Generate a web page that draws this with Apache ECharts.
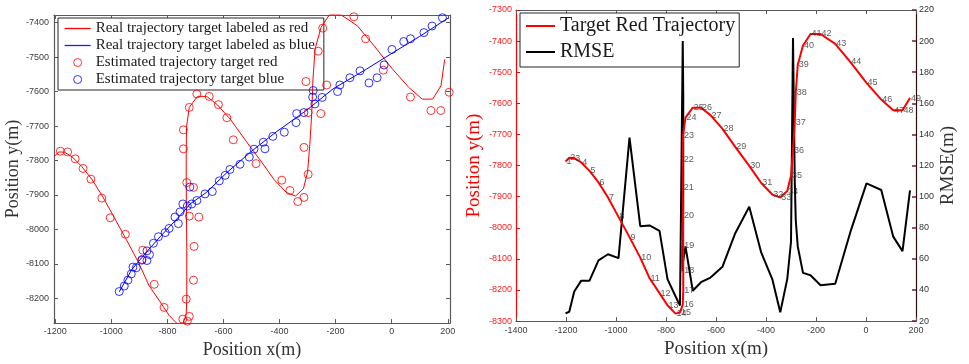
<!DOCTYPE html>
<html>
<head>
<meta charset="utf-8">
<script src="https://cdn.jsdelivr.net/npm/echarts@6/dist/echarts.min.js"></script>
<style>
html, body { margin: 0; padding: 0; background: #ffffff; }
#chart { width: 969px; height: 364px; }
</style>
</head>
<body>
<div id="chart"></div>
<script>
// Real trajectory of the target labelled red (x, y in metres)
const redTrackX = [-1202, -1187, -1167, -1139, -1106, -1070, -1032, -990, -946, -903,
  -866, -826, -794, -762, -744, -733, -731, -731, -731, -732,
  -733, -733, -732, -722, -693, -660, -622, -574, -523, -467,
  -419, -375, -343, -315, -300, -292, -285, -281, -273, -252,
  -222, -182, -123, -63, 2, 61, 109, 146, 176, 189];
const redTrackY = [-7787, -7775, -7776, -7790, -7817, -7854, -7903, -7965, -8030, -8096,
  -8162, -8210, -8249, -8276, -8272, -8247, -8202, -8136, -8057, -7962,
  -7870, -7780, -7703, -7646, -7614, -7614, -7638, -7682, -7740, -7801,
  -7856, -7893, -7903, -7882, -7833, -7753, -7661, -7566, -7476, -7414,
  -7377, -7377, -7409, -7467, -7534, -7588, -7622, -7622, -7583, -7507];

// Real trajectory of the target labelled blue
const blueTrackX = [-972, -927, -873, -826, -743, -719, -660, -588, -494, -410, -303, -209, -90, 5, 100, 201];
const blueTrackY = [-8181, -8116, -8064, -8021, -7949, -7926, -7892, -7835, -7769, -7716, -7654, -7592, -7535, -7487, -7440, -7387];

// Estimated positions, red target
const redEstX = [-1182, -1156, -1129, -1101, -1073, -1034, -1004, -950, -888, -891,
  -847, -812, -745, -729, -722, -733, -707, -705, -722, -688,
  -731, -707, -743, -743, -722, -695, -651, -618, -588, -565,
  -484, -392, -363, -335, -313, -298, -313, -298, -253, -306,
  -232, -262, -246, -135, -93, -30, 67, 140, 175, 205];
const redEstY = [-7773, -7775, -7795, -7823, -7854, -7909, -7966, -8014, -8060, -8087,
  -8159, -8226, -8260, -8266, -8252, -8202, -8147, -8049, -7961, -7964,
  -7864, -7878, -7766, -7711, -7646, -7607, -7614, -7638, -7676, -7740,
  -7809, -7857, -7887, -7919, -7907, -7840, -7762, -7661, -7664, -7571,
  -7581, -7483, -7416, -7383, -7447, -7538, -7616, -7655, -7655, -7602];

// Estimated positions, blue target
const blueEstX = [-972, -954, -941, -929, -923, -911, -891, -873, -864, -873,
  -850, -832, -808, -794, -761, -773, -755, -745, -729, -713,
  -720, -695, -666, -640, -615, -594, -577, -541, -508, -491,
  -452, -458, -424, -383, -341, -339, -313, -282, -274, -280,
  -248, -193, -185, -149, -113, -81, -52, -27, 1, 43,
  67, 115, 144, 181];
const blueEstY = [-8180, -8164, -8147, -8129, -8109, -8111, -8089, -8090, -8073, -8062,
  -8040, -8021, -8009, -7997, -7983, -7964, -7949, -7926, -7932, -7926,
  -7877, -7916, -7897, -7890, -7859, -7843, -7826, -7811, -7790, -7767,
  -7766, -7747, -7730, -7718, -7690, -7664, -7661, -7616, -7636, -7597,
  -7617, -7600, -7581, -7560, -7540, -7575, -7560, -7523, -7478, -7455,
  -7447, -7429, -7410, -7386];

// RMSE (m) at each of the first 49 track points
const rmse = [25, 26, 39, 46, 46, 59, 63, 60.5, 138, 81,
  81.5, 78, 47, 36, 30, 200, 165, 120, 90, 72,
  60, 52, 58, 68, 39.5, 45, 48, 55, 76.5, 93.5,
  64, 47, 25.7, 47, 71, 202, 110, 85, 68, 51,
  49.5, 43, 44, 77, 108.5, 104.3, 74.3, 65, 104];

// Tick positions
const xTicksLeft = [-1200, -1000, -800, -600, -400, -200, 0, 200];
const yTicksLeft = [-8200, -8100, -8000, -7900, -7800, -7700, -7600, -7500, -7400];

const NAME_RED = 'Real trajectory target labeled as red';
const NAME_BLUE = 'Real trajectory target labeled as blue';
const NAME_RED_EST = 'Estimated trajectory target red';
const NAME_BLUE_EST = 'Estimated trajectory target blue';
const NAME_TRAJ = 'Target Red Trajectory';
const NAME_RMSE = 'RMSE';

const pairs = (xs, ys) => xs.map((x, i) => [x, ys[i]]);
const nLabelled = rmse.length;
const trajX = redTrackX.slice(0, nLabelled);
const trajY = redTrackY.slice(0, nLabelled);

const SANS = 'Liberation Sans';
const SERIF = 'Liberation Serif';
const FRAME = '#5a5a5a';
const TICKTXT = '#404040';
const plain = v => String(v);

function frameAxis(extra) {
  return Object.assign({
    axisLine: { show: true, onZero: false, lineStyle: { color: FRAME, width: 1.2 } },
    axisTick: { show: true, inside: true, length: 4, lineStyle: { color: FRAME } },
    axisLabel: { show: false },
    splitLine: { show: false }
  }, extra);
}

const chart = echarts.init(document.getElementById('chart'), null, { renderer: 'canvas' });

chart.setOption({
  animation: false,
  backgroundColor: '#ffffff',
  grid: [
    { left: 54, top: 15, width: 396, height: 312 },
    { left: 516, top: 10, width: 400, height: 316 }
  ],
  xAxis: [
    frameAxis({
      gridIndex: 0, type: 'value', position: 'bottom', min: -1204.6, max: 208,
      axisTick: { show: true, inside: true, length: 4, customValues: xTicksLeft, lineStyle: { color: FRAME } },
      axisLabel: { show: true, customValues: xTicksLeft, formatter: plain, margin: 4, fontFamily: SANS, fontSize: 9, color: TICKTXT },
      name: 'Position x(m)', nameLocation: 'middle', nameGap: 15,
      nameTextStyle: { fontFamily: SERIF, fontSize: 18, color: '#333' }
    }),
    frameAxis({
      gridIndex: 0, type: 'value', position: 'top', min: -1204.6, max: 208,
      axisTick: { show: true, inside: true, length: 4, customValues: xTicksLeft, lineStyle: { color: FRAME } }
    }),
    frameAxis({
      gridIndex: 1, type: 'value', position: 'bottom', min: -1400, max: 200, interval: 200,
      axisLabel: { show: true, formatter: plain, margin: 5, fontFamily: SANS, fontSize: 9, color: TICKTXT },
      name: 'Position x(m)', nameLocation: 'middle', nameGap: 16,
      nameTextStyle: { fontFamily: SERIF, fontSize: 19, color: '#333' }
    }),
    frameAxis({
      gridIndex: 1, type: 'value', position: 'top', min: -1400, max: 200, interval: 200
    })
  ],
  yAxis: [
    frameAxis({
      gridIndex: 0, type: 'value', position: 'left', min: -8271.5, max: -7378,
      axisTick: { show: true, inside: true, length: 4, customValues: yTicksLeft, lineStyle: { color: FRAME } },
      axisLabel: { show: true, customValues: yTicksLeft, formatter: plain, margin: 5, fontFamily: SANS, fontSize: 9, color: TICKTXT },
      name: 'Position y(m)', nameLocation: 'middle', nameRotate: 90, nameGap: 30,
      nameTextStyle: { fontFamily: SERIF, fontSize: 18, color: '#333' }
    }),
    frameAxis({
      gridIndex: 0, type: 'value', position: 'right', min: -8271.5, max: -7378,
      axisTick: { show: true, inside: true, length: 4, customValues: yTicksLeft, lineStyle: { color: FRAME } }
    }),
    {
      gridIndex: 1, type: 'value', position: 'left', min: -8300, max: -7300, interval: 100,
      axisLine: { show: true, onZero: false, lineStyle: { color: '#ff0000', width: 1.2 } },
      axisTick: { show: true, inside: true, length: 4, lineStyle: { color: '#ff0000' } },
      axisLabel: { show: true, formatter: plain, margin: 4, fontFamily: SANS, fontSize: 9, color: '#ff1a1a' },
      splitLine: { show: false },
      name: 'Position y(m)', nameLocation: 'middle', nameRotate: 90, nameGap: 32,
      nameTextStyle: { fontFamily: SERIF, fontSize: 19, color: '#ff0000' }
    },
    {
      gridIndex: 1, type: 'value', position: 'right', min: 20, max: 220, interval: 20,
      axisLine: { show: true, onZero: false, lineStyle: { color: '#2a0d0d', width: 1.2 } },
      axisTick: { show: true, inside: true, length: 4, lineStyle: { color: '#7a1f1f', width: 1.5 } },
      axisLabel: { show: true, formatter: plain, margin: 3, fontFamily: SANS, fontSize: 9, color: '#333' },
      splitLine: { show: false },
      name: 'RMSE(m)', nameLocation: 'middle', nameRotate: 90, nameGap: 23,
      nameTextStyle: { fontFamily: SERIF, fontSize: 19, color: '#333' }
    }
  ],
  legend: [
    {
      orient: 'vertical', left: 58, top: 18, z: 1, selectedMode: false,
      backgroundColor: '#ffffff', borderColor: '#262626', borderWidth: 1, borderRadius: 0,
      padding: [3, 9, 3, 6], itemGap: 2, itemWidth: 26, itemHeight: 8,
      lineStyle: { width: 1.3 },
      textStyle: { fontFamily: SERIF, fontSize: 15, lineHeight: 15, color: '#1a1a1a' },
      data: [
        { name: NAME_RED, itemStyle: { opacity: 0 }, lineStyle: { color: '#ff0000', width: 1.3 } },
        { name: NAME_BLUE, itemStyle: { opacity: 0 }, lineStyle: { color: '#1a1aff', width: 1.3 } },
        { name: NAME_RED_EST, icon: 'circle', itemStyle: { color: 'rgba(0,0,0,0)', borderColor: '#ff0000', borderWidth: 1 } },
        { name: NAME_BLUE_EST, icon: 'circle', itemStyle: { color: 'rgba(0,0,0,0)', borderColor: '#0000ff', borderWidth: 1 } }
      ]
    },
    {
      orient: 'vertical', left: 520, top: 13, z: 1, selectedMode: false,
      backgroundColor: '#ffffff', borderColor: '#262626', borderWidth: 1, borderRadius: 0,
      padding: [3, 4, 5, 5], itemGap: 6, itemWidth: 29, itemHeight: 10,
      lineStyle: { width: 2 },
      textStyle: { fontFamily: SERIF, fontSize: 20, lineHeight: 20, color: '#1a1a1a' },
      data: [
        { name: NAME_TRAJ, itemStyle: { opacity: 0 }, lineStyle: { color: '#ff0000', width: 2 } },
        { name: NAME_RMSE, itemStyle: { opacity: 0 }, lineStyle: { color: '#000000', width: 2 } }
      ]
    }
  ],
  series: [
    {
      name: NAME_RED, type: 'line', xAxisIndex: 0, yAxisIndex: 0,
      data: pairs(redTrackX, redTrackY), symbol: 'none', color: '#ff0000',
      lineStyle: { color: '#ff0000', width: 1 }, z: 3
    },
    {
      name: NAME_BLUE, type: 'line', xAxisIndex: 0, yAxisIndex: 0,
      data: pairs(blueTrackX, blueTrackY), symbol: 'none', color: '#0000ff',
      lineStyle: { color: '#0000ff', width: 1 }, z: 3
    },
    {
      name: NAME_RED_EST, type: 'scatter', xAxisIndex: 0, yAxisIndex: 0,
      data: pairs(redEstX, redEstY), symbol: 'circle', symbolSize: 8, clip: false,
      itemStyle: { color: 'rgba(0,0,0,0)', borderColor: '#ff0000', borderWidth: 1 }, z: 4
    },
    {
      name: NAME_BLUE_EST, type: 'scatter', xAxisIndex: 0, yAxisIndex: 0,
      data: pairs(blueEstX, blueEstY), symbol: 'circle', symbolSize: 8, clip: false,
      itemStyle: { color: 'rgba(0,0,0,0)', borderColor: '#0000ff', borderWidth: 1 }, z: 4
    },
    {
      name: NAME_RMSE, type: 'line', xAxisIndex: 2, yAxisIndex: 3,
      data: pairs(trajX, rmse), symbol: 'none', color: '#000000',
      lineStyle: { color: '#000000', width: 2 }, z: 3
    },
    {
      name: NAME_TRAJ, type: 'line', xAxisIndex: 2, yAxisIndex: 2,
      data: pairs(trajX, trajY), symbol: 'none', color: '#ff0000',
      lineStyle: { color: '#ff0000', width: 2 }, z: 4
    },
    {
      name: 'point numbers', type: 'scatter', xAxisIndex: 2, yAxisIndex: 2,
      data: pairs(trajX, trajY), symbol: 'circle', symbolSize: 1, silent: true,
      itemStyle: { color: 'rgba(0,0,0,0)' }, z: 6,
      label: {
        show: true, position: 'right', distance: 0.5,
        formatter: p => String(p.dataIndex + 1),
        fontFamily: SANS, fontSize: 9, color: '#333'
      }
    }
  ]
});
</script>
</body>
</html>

**********

Description of the task:
From the first line above to the line containing "-7487, -7440, -7387];", repeat each line exactly. Pictures stay out.

Exercise response:
Generate a web page that draws this with Apache ECharts.
<!DOCTYPE html>
<html>
<head>
<meta charset="utf-8">
<script src="https://cdn.jsdelivr.net/npm/echarts@6/dist/echarts.min.js"></script>
<style>
html, body { margin: 0; padding: 0; background: #ffffff; }
#chart { width: 969px; height: 364px; }
</style>
</head>
<body>
<div id="chart"></div>
<script>
// Real trajectory of the target labelled red (x, y in metres)
const redTrackX = [-1202, -1187, -1167, -1139, -1106, -1070, -1032, -990, -946, -903,
  -866, -826, -794, -762, -744, -733, -731, -731, -731, -732,
  -733, -733, -732, -722, -693, -660, -622, -574, -523, -467,
  -419, -375, -343, -315, -300, -292, -285, -281, -273, -252,
  -222, -182, -123, -63, 2, 61, 109, 146, 176, 189];
const redTrackY = [-7787, -7775, -7776, -7790, -7817, -7854, -7903, -7965, -8030, -8096,
  -8162, -8210, -8249, -8276, -8272, -8247, -8202, -8136, -8057, -7962,
  -7870, -7780, -7703, -7646, -7614, -7614, -7638, -7682, -7740, -7801,
  -7856, -7893, -7903, -7882, -7833, -7753, -7661, -7566, -7476, -7414,
  -7377, -7377, -7409, -7467, -7534, -7588, -7622, -7622, -7583, -7507];

// Real trajectory of the target labelled blue
const blueTrackX = [-972, -927, -873, -826, -743, -719, -660, -588, -494, -410, -303, -209, -90, 5, 100, 201];
const blueTrackY = [-8181, -8116, -8064, -8021, -7949, -7926, -7892, -7835, -7769, -7716, -7654, -7592, -7535, -7487, -7440, -7387];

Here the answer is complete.